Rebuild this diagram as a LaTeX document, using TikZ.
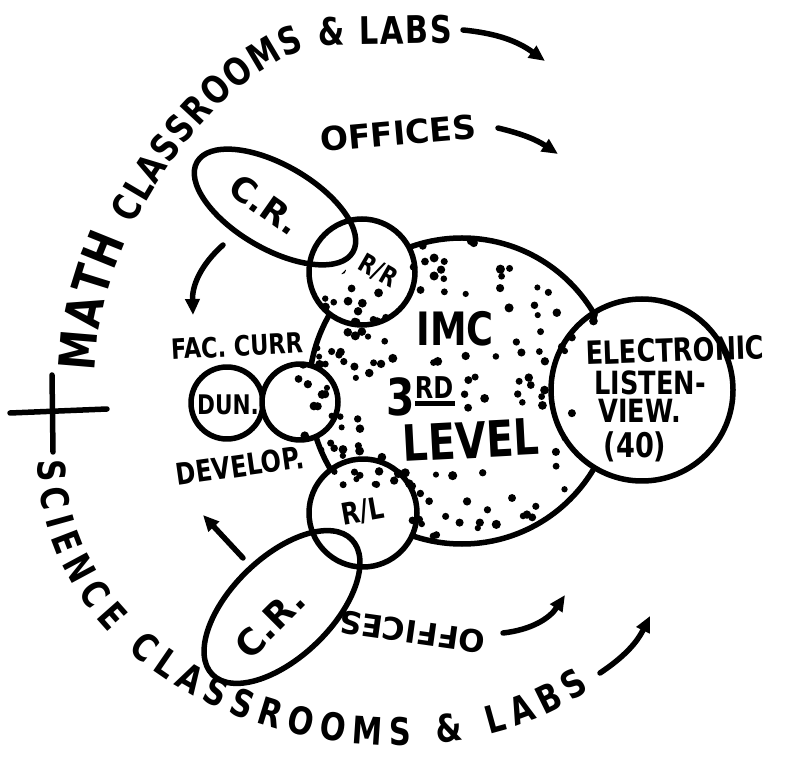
\documentclass[tikz,border=0pt]{standalone}
\usepackage{fontspec}
\newfontfamily\hand{DejaVu Sans}[FakeStretch=0.8]
\newfontfamily\handw{DejaVu Sans}
\usetikzlibrary{shapes.geometric,arrows.meta,decorations.text}
\newif\ifdotok

\begin{document}
\begin{tikzpicture}[x=1pt,y=1pt,line width=5.5pt,line join=round,
 bubble/.style={circle,draw,fill=white,inner sep=0pt},
 room/.style={ellipse,draw,inner sep=0pt},
 lbl/.style={inner sep=0pt,font=\hand\bfseries\fontsize{#1}{#1}\selectfont},
 lblw/.style={inner sep=0pt,font=\handw\bfseries\fontsize{#1}{#1}\selectfont},
 flow/.style={-{Triangle[length=16pt,width=14pt]},line cap=round}]
 \useasboundingbox (0,0) rectangle (797,758);

 \node[bubble,minimum size=306pt] (imc) at (462,367) {};
 \node[bubble,minimum size=182pt] (elec) at (642,368) {};
 \node[bubble,minimum size=106pt] (rr) at (362,486) {};
 \node[bubble,minimum size=108pt] (rl) at (363,245) {};
 \node[bubble,minimum size=72pt] (dun) at (227,355) {};
 \node[bubble,minimum size=76pt] (fac) at (300,356) {};

 % stipple of the IMC
 \pgfmathsetseed{31}
 \begin{scope}
  \clip (462,367) circle (168);
  \clip (462,367) circle (153) (362,486) circle (53) (363,245) circle (54)
        (300,356) circle (38) (642,368) circle (91);
  \foreach \i in {1,...,330}{
   \pgfmathsetmacro\px{294+336*rnd}
   \pgfmathsetmacro\py{199+336*rnd}
   \global\dotoktrue
   \foreach \xa/\ya/\xb/\yb in {402/403/508/456,374/342/464/389,390/288/552/348,
     572/288/790/428,352/466/404/512,322/220/405/272}{
    \pgfmathparse{(\px>\xa)*(\px<\xb)*(\py>\ya)*(\py<\yb)}
    \ifdim\pgfmathresult pt>0.5pt\global\dotokfalse\fi
   }
   \ifdotok\fill (\px,\py) circle ({3+1.6*rnd});\fi
  }
 \end{scope}

 \node[room,minimum width=180pt,minimum height=84pt,rotate=-30] (crtop) at (275,551) {};
 \node[room,minimum width=194pt,minimum height=100pt,rotate=44] (crbot) at (282,151) {};

 \node[lbl=46] (imctxt) at (455,429) {IMC};
 \node[lbl=51] (lvltxt) at (420,362) {3\raisebox{17pt}{\fontsize{30}{30}\selectfont\rlap{\rule[-8pt]{40pt}{5pt}}RD}};
 \node[lbl=50,rotate=3] (leveltxt) at (471,318) {LEVEL};
 \node[lbl=32,rotate=2] (electxt) at (675,408) {ELECTRONIC};
 \node[lbl=32] (listentxt) at (650,375) {LISTEN-};
 \node[lbl=32] (viewtxt) at (640,347) {VIEW.};
 \node[lbl=34] (seattxt) at (635,311) {(40)};
 \node[lbl=26,rotate=-30] (rrtxt) at (378,487) {R/R};
 \node[lbl=30,rotate=10] (rltxt) at (363,246) {R/L};
 \node[lblw=34,rotate=-35] (crtoptxt) at (265,553) {C.R.};
 \node[lblw=36,rotate=45] (crbottxt) at (270,135) {C.R.};
 \node[lbl=27] (duntxt) at (228,353) {DUN.};
 \node[lbl=28,rotate=3] (factxt) at (237,412) {FAC. CURR};
 \node[lbl=30,rotate=8] (devtxt) at (240,292) {DEVELOP.};
 \node[lblw=33,rotate=5] (offtop) at (398,625) {OFFICES};
 \node[lblw=31,rotate=172] (offbot) at (412,126) {OFFICES};

 \path[decorate,decoration={text along path,text align=fit to path,
   text={|\hand\bfseries\fontsize{50}{50}\selectfont|MATH |\hand\bfseries\fontsize{38}{38}\selectfont|CLASSROOMS {\&} LABS}}]
   (95,386) .. controls (95,528) and (230,708) .. (330,713) -- (452,715);
 \path[decorate,decoration={text along path,text align=fit to path,
   text={|\hand\bfseries\fontsize{38}{38}\selectfont|SCIENCE CLASSROOMS {\&} LABS}}]
   (38,298) .. controls (40,46) and (400,-62) .. (590,68);

 \coordinate (a1s) at (463,728); \coordinate (a1e) at (545,697);
 \coordinate (a2s) at (498,630); \coordinate (a2e) at (558,604);
 \coordinate (a3s) at (223,513); \coordinate (a3e) at (193,443);
 \coordinate (a4s) at (243,200); \coordinate (a4e) at (203,243);
 \coordinate (a5s) at (503,125); \coordinate (a5e) at (565,163);
 \coordinate (a6s) at (600,85);  \coordinate (a6e) at (650,142);
 \draw[flow] (a1s) to[bend left=15] (a1e);
 \draw[flow] (a2s) to[bend left=10] (a2e);
 \draw[flow] (a3s) to[bend right=25] (a3e);
 \draw[flow] (a4s) -- (a4e);
 \draw[flow] (a5s) to[bend right=25] (a5e);
 \draw[flow] (a6s) to[bend right=15] (a6e);

 \coordinate (hl) at (10,345); \coordinate (hr) at (107,349);
 \coordinate (vt) at (52,383); \coordinate (vb) at (53,306);
 \draw[line cap=round] (hl) -- (hr);
 \draw[line cap=round] (vt) -- (vb);
\end{tikzpicture}
\end{document}
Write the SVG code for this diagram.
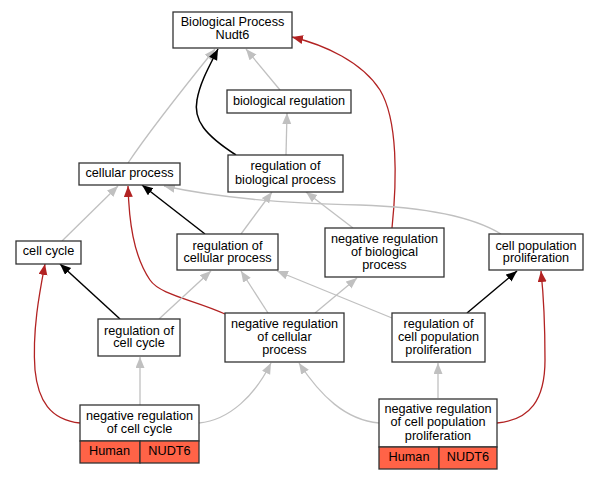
<svg xmlns="http://www.w3.org/2000/svg" width="599" height="480" viewBox="0 0 599 480">
<style>
.n rect{fill:#fff;stroke:#333;stroke-width:1.3}
.n rect.h{fill:#ff6347}
text{font-family:"Liberation Sans",Arial,sans-serif;font-size:12.7px;fill:#000;text-anchor:middle}
.e path{fill:none}
.g{stroke:#c0c0c0;stroke-width:1.3}
.k{stroke:#000;stroke-width:1.5}
.r{stroke:#b22222;stroke-width:1.3}
</style>
<defs>
<marker id="ag" markerUnits="userSpaceOnUse" markerWidth="12" markerHeight="10" refX="11" refY="4.5" orient="auto"><path d="M0,0 L11,4.5 L0,9 z" fill="#c0c0c0"/></marker>
<marker id="ak" markerUnits="userSpaceOnUse" markerWidth="12" markerHeight="10" refX="11" refY="4.5" orient="auto"><path d="M0,0 L11,4.5 L0,9 z" fill="#000"/></marker>
<marker id="ar" markerUnits="userSpaceOnUse" markerWidth="12" markerHeight="10" refX="11" refY="4.5" orient="auto"><path d="M0,0 L11,4.5 L0,9 z" fill="#b22222"/></marker>
</defs>
<g id="edges" class="e">
<path class="g" d="M128,163 C150,130 190,80 215,49" marker-end="url(#ag)"/>
<path class="k" d="M236,155 C205,135 193,120 197,100 C200,82 210,65 218,49" marker-end="url(#ak)"/>
<path class="g" d="M280,90 L246,49" marker-end="url(#ag)"/>
<path class="r" d="M392,228 C397,180 398,120 380,90 C362,62 325,45 292,37" marker-end="url(#ar)"/>
<path class="g" d="M286,155 L287,113" marker-end="url(#ag)"/>
<path class="g" d="M62,241 L118,186" marker-end="url(#ag)"/>
<path class="k" d="M205,234 L142,185" marker-end="url(#ak)"/>
<path class="r" d="M225,314 C195,300 160,295 150,280 C133,255 129,220 128,186" marker-end="url(#ar)"/>
<path class="g" d="M501,234 C470,215 420,207 360,205 C280,203 220,198 164,186" marker-end="url(#ag)"/>
<path class="g" d="M241,234 L272,192" marker-end="url(#ag)"/>
<path class="g" d="M353,228 L306,192" marker-end="url(#ag)"/>
<path class="g" d="M315,313 L357,278" marker-end="url(#ag)"/>
<path class="k" d="M120,319 L60,264" marker-end="url(#ak)"/>
<path class="r" d="M80,423 C50,420 38,400 35,370 C32,330 40,290 45,264" marker-end="url(#ar)"/>
<path class="g" d="M159,319 L211,271" marker-end="url(#ag)"/>
<path class="g" d="M268,313 L241,271" marker-end="url(#ag)"/>
<path class="g" d="M392,318 L277,271" marker-end="url(#ag)"/>
<path class="k" d="M467,313 L517,271" marker-end="url(#ak)"/>
<path class="g" d="M140,405 L140,357" marker-end="url(#ag)"/>
<path class="g" d="M199,423 C230,420 255,395 271,363" marker-end="url(#ag)"/>
<path class="g" d="M379,423 C345,420 320,395 299,363" marker-end="url(#ag)"/>
<path class="g" d="M438,398 L438,363" marker-end="url(#ag)"/>
<path class="r" d="M497,423 C530,420 545,400 545,360 C545,320 543,290 541,271" marker-end="url(#ar)"/>
</g>
<g id="bp" class="n"><rect x="173" y="12" width="119" height="36"/><text x="232.5" y="26.2">Biological Process</text><text x="232.5" y="39">Nudt6</text></g>
<g id="bioreg" class="n"><rect x="227" y="90" width="124" height="23"/><text x="289" y="104.5">biological regulation</text></g>
<g id="regbio" class="n"><rect x="228" y="155" width="115" height="37"/><text x="285.5" y="170.2">regulation of</text><text x="285.5" y="183.5">biological process</text></g>
<g id="cellproc" class="n"><rect x="79" y="163" width="101" height="22"/><text x="129.5" y="177">cellular process</text></g>
<g id="cellcycle" class="n"><rect x="16" y="241" width="65" height="23"/><text x="48.5" y="255">cell cycle</text></g>
<g id="regcell" class="n"><rect x="177" y="234" width="101" height="36"/><text x="227.5" y="249.5">regulation of</text><text x="227.5" y="262.2">cellular process</text></g>
<g id="negregbio" class="n"><rect x="325" y="228" width="119" height="49"/><text x="384.5" y="243">negative regulation</text><text x="384.5" y="256">of biological</text><text x="384.5" y="269">process</text></g>
<g id="cellpop" class="n"><rect x="489" y="234" width="94" height="36"/><text x="536" y="249.5">cell population</text><text x="536" y="262.2">proliferation</text></g>
<g id="regcc" class="n"><rect x="98" y="319" width="82" height="37"/><text x="139" y="334.5">regulation of</text><text x="139" y="347.2">cell cycle</text></g>
<g id="negregcell" class="n"><rect x="225" y="313" width="119" height="49"/><text x="284.5" y="327.8">negative regulation</text><text x="284.5" y="341.1">of cellular</text><text x="284.5" y="354.4">process</text></g>
<g id="regcellpop" class="n"><rect x="392" y="313" width="93" height="49"/><text x="438.5" y="327.8">regulation of</text><text x="438.5" y="341.1">cell population</text><text x="438.5" y="354.4">proliferation</text></g>
<g id="negregcc" class="n"><rect x="80" y="405" width="119" height="36"/><rect class="h" x="80" y="441" width="60" height="22"/><rect class="h" x="140" y="441" width="59" height="22"/><text x="139.5" y="419.5">negative regulation</text><text x="139.5" y="432.8">of cell cycle</text><text x="109.5" y="455">Human</text><text x="169.5" y="455">NUDT6</text></g>
<g id="negregcellpop" class="n"><rect x="379" y="399" width="118" height="48"/><rect class="h" x="379" y="447" width="60" height="22"/><rect class="h" x="439" y="447" width="58" height="22"/><text x="438" y="413">negative regulation</text><text x="438" y="426.4">of cell population</text><text x="438" y="439.8">proliferation</text><text x="409" y="461">Human</text><text x="468" y="461">NUDT6</text></g>
</svg>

================

§ Written task
Transcribe the entries from their first line to the line that holds "size=76pt] (fac) at", both included, and skip every picture.

§ In response
Rebuild this diagram as a LaTeX document, using TikZ.
\documentclass[tikz,border=0pt]{standalone}
\usepackage{fontspec}
\newfontfamily\hand{DejaVu Sans}[FakeStretch=0.8]
\newfontfamily\handw{DejaVu Sans}
\usetikzlibrary{shapes.geometric,arrows.meta,decorations.text}
\newif\ifdotok

\begin{document}
\begin{tikzpicture}[x=1pt,y=1pt,line width=5.5pt,line join=round,
 bubble/.style={circle,draw,fill=white,inner sep=0pt},
 room/.style={ellipse,draw,inner sep=0pt},
 lbl/.style={inner sep=0pt,font=\hand\bfseries\fontsize{#1}{#1}\selectfont},
 lblw/.style={inner sep=0pt,font=\handw\bfseries\fontsize{#1}{#1}\selectfont},
 flow/.style={-{Triangle[length=16pt,width=14pt]},line cap=round}]
 \useasboundingbox (0,0) rectangle (797,758);

 \node[bubble,minimum size=306pt] (imc) at (462,367) {};
 \node[bubble,minimum size=182pt] (elec) at (642,368) {};
 \node[bubble,minimum size=106pt] (rr) at (362,486) {};
 \node[bubble,minimum size=108pt] (rl) at (363,245) {};
 \node[bubble,minimum size=72pt] (dun) at (227,355) {};
 \node[bubble,minimum size=76pt] (fac) at (300,356) {};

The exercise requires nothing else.